**Exercise objective**
Which lines hold the word "this"? Copy each one.

**Data for the task**

◇ ◇ ◇ ◇ ◇

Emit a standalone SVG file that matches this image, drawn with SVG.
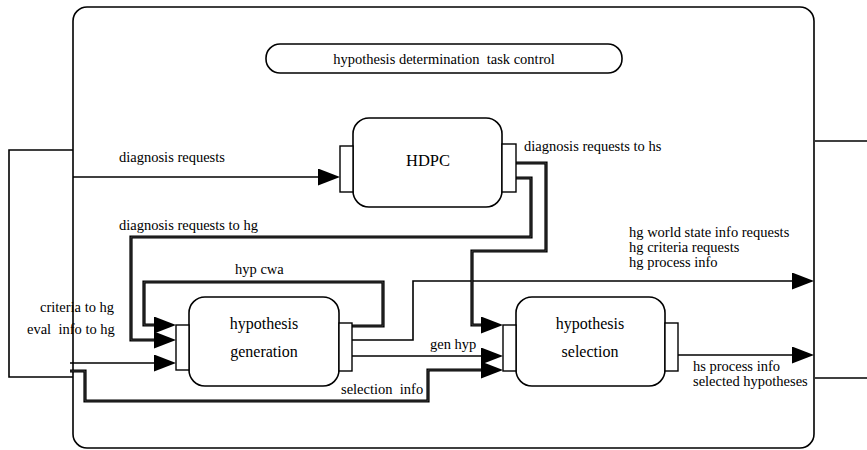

◇ ◇ ◇ ◇ ◇

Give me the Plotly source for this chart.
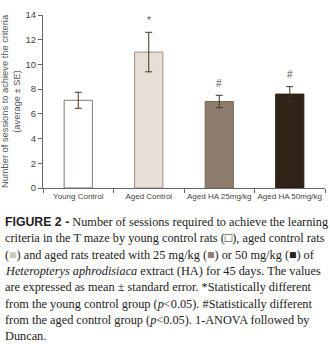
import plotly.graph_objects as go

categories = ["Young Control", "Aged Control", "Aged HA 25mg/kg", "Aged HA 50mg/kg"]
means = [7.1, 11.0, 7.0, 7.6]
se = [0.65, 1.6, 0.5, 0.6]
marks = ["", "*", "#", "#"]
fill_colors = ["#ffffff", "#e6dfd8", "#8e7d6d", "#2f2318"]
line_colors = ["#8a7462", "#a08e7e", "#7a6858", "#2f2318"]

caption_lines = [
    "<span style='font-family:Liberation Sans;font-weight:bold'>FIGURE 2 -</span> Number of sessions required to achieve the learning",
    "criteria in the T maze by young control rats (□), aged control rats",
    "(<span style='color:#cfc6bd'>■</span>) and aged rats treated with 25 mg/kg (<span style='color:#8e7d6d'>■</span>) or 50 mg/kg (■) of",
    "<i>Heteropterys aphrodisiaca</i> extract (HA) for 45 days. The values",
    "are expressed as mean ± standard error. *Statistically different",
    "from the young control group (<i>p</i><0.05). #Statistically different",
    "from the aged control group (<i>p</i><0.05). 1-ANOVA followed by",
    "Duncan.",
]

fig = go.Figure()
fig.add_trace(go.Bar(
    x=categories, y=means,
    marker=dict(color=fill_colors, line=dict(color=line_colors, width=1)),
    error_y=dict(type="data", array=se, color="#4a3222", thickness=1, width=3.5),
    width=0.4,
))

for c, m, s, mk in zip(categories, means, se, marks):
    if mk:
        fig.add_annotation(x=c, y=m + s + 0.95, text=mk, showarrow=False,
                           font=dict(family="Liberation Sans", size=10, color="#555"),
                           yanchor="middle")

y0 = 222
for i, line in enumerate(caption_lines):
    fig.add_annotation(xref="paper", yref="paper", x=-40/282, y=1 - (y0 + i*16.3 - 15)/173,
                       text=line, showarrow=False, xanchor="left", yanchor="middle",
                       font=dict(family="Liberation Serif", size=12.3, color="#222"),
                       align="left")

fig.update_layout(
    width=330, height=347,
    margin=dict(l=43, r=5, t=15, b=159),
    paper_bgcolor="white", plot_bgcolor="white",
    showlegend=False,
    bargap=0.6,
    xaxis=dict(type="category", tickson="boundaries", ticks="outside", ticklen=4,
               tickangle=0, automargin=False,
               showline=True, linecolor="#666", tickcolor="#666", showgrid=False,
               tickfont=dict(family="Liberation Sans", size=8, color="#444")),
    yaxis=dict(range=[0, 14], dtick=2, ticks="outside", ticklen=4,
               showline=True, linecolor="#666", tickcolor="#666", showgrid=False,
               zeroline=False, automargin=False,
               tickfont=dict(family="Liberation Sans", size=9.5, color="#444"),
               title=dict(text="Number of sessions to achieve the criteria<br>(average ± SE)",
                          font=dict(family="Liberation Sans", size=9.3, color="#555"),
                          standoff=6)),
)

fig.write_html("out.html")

◇ ◇ ◇ ◇ ◇

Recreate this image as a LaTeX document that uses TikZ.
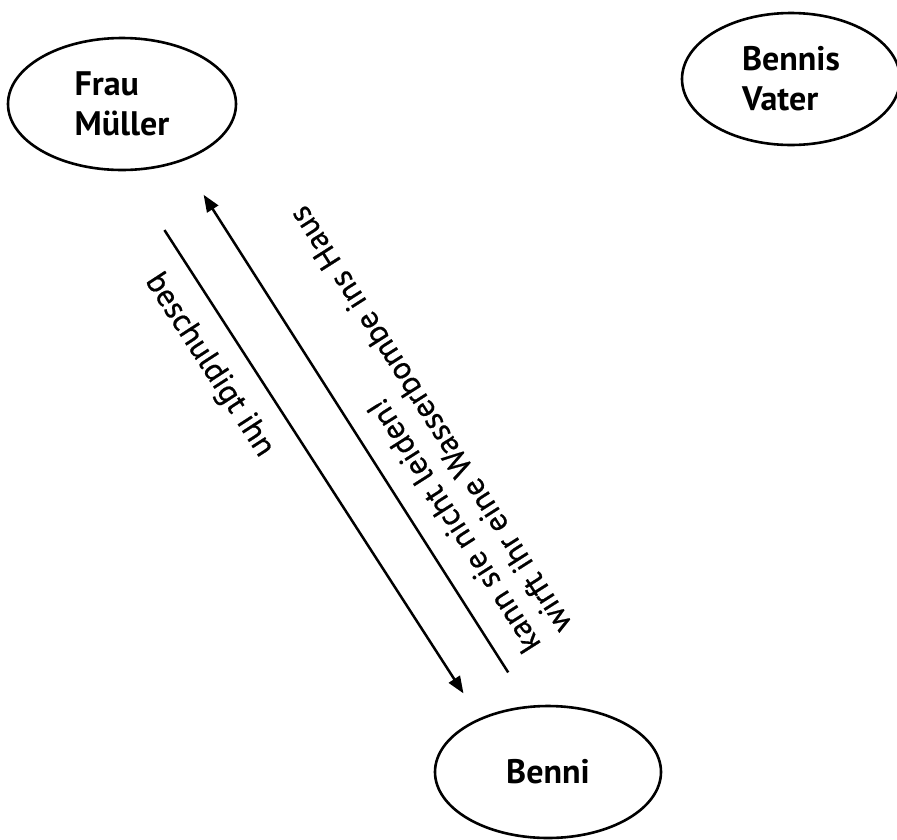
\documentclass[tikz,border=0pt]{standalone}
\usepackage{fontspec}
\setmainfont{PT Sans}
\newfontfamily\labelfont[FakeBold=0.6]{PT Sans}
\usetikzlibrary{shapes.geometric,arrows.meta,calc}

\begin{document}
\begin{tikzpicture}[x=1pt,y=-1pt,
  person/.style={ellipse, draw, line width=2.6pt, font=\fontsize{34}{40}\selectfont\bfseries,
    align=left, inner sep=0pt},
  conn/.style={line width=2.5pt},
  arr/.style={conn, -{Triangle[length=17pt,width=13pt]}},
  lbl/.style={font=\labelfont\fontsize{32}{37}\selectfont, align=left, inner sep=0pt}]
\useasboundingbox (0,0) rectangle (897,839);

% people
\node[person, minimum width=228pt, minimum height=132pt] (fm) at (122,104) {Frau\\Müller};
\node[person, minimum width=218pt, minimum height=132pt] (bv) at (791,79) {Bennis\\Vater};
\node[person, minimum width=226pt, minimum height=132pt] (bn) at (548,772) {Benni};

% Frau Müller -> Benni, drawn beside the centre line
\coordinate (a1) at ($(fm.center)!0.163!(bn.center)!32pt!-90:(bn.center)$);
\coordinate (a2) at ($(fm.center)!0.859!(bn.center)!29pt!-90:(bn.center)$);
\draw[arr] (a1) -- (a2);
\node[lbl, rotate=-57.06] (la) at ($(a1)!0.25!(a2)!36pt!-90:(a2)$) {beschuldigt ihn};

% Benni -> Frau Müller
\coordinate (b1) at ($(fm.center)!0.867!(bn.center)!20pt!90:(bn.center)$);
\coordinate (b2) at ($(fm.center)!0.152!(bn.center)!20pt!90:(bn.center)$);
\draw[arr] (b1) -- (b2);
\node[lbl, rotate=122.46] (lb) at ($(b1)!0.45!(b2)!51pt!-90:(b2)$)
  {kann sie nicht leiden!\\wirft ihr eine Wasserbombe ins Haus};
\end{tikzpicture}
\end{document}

◇ ◇ ◇ ◇ ◇

**Solution**
Emit a standalone SVG file that matches this image, drawn with SVG.
Give me the Plotly source for this chart.
Recreate this image as a LaTeX document that uses TikZ.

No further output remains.